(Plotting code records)
***

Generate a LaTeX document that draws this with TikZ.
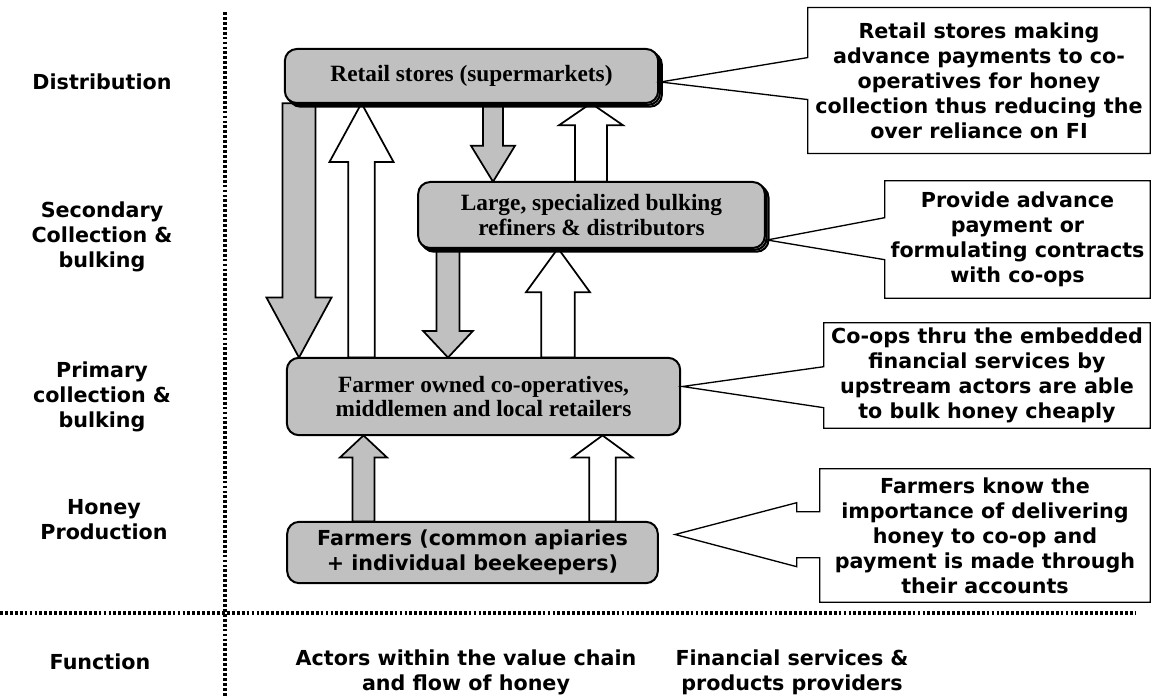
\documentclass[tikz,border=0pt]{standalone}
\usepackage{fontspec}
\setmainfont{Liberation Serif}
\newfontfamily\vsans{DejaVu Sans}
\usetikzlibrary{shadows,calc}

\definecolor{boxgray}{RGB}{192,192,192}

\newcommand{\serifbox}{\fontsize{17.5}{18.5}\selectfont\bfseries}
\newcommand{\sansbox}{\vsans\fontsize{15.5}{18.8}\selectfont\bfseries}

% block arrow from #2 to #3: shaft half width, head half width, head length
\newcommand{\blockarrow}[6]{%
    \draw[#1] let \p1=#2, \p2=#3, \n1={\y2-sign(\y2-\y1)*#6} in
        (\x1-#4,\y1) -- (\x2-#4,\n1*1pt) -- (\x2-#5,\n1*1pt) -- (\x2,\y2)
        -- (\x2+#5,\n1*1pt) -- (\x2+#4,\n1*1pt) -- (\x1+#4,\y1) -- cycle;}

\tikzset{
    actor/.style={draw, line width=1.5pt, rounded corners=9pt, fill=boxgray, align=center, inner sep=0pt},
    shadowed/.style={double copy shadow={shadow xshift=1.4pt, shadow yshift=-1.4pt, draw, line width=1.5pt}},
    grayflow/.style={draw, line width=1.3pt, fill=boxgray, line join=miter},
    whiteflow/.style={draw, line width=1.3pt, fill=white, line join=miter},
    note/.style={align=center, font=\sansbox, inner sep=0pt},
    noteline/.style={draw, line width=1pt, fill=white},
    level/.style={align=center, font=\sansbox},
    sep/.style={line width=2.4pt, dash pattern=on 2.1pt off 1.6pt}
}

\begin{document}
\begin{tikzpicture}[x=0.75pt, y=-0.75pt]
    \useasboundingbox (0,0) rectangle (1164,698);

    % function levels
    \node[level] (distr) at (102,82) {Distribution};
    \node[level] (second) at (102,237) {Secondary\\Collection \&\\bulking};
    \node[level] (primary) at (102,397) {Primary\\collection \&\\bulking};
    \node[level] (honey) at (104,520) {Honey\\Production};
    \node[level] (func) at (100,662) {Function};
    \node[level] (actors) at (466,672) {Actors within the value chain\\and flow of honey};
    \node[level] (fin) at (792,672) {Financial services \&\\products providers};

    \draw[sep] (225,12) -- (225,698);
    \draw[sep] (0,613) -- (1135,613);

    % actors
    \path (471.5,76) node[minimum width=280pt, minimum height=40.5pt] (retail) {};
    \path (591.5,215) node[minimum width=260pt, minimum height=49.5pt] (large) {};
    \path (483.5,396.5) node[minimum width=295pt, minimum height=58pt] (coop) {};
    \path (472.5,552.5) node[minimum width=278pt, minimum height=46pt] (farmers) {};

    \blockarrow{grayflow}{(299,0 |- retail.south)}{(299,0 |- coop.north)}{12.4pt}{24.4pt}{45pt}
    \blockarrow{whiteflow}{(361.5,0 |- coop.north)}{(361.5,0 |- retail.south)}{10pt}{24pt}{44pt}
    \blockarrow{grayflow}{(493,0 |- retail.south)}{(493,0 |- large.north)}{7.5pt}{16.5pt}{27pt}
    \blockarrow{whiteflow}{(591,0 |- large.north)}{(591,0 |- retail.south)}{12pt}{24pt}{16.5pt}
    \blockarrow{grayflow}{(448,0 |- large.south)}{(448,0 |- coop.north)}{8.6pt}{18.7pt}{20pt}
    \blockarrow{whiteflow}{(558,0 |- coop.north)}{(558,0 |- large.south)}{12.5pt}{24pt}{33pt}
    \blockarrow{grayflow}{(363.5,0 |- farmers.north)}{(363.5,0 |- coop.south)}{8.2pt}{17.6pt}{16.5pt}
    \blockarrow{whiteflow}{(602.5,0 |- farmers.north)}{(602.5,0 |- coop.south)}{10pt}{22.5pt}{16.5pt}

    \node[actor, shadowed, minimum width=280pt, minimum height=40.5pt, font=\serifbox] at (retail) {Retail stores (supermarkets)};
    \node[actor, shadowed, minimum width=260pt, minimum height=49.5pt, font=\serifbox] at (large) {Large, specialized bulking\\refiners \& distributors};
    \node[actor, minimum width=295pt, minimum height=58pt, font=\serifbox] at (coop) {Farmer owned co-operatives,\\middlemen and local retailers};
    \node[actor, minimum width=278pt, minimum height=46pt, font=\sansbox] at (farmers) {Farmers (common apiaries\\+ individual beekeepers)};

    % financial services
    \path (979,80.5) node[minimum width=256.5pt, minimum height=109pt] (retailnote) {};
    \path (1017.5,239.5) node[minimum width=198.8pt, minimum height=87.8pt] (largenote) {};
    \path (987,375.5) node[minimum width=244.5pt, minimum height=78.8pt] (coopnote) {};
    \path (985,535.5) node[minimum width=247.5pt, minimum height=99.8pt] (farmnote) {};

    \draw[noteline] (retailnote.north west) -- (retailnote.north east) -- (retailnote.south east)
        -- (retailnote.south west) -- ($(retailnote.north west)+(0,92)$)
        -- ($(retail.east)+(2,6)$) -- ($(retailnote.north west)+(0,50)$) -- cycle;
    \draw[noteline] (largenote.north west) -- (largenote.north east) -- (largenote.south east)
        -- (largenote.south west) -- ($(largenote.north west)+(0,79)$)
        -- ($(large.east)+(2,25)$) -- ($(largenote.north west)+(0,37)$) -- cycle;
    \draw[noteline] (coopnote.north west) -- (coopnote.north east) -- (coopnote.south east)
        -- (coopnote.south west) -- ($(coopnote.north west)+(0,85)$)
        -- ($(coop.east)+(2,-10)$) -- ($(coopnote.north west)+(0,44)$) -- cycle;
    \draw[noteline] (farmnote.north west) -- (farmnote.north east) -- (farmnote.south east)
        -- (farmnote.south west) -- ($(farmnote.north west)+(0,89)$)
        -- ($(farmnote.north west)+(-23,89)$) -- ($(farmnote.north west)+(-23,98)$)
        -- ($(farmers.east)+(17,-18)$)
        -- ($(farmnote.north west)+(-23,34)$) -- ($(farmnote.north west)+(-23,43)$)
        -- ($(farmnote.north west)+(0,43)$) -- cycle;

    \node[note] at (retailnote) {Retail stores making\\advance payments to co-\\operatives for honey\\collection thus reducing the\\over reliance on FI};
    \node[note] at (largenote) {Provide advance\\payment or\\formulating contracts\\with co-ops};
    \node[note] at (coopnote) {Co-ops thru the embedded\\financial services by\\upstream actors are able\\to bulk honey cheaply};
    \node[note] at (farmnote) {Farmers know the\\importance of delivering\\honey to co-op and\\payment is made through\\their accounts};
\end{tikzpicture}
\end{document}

***

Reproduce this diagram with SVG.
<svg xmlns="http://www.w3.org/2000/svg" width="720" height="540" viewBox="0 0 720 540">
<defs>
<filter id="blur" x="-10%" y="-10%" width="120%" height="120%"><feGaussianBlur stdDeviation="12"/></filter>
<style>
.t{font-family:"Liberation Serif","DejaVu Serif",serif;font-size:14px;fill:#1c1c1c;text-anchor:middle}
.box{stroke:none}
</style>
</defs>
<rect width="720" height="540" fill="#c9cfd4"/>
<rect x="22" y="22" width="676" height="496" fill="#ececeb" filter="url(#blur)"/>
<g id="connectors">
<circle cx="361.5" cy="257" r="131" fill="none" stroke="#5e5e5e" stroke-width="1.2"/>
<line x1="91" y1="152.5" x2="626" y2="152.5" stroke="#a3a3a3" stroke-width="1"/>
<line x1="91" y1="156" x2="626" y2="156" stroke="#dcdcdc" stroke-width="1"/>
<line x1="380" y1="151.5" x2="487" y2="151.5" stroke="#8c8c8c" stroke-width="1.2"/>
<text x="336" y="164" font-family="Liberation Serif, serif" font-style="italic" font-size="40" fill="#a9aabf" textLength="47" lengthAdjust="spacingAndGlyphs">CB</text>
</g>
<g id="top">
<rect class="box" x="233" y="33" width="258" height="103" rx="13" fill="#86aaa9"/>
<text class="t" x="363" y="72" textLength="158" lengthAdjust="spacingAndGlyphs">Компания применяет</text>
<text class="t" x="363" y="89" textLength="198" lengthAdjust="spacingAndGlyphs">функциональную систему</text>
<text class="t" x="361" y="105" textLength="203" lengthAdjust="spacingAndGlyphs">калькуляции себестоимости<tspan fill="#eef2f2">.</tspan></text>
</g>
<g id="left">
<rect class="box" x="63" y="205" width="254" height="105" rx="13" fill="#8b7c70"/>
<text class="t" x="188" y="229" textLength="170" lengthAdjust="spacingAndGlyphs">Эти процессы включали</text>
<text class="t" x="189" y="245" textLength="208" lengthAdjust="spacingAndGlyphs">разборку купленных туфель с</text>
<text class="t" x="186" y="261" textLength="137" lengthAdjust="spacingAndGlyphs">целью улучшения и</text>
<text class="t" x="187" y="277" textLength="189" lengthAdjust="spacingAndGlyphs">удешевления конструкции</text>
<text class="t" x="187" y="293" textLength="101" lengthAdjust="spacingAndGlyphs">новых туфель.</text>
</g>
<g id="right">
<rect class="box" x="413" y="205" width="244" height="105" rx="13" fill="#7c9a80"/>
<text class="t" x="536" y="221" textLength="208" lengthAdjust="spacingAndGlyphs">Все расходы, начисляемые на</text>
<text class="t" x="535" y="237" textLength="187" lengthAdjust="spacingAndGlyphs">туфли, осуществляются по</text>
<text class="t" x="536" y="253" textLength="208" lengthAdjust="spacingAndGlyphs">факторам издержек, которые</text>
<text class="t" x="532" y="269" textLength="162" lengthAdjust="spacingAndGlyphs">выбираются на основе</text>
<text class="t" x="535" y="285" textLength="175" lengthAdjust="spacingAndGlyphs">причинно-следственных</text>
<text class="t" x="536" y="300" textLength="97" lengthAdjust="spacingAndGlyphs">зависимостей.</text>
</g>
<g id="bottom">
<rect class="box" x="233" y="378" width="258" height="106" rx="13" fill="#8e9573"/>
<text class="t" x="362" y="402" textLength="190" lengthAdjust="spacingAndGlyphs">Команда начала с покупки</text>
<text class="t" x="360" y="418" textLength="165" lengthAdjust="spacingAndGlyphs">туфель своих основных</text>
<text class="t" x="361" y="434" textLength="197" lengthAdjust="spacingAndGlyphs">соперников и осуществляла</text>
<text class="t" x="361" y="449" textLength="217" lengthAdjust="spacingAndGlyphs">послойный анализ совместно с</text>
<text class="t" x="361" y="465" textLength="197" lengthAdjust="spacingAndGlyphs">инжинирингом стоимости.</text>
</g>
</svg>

***

▸ **Your task**: Go up to the line with "Generate a LaTeX" and retype exactly from there through the line with "(0,0) rectangle (1164,698);". Leave out pictures.

▸ **Response**:
Generate a LaTeX document that draws this with TikZ.
\documentclass[tikz,border=0pt]{standalone}
\usepackage{fontspec}
\setmainfont{Liberation Serif}
\newfontfamily\vsans{DejaVu Sans}
\usetikzlibrary{shadows,calc}

\definecolor{boxgray}{RGB}{192,192,192}

\newcommand{\serifbox}{\fontsize{17.5}{18.5}\selectfont\bfseries}
\newcommand{\sansbox}{\vsans\fontsize{15.5}{18.8}\selectfont\bfseries}

% block arrow from #2 to #3: shaft half width, head half width, head length
\newcommand{\blockarrow}[6]{%
    \draw[#1] let \p1=#2, \p2=#3, \n1={\y2-sign(\y2-\y1)*#6} in
        (\x1-#4,\y1) -- (\x2-#4,\n1*1pt) -- (\x2-#5,\n1*1pt) -- (\x2,\y2)
        -- (\x2+#5,\n1*1pt) -- (\x2+#4,\n1*1pt) -- (\x1+#4,\y1) -- cycle;}

\tikzset{
    actor/.style={draw, line width=1.5pt, rounded corners=9pt, fill=boxgray, align=center, inner sep=0pt},
    shadowed/.style={double copy shadow={shadow xshift=1.4pt, shadow yshift=-1.4pt, draw, line width=1.5pt}},
    grayflow/.style={draw, line width=1.3pt, fill=boxgray, line join=miter},
    whiteflow/.style={draw, line width=1.3pt, fill=white, line join=miter},
    note/.style={align=center, font=\sansbox, inner sep=0pt},
    noteline/.style={draw, line width=1pt, fill=white},
    level/.style={align=center, font=\sansbox},
    sep/.style={line width=2.4pt, dash pattern=on 2.1pt off 1.6pt}
}

\begin{document}
\begin{tikzpicture}[x=0.75pt, y=-0.75pt]
    \useasboundingbox (0,0) rectangle (1164,698);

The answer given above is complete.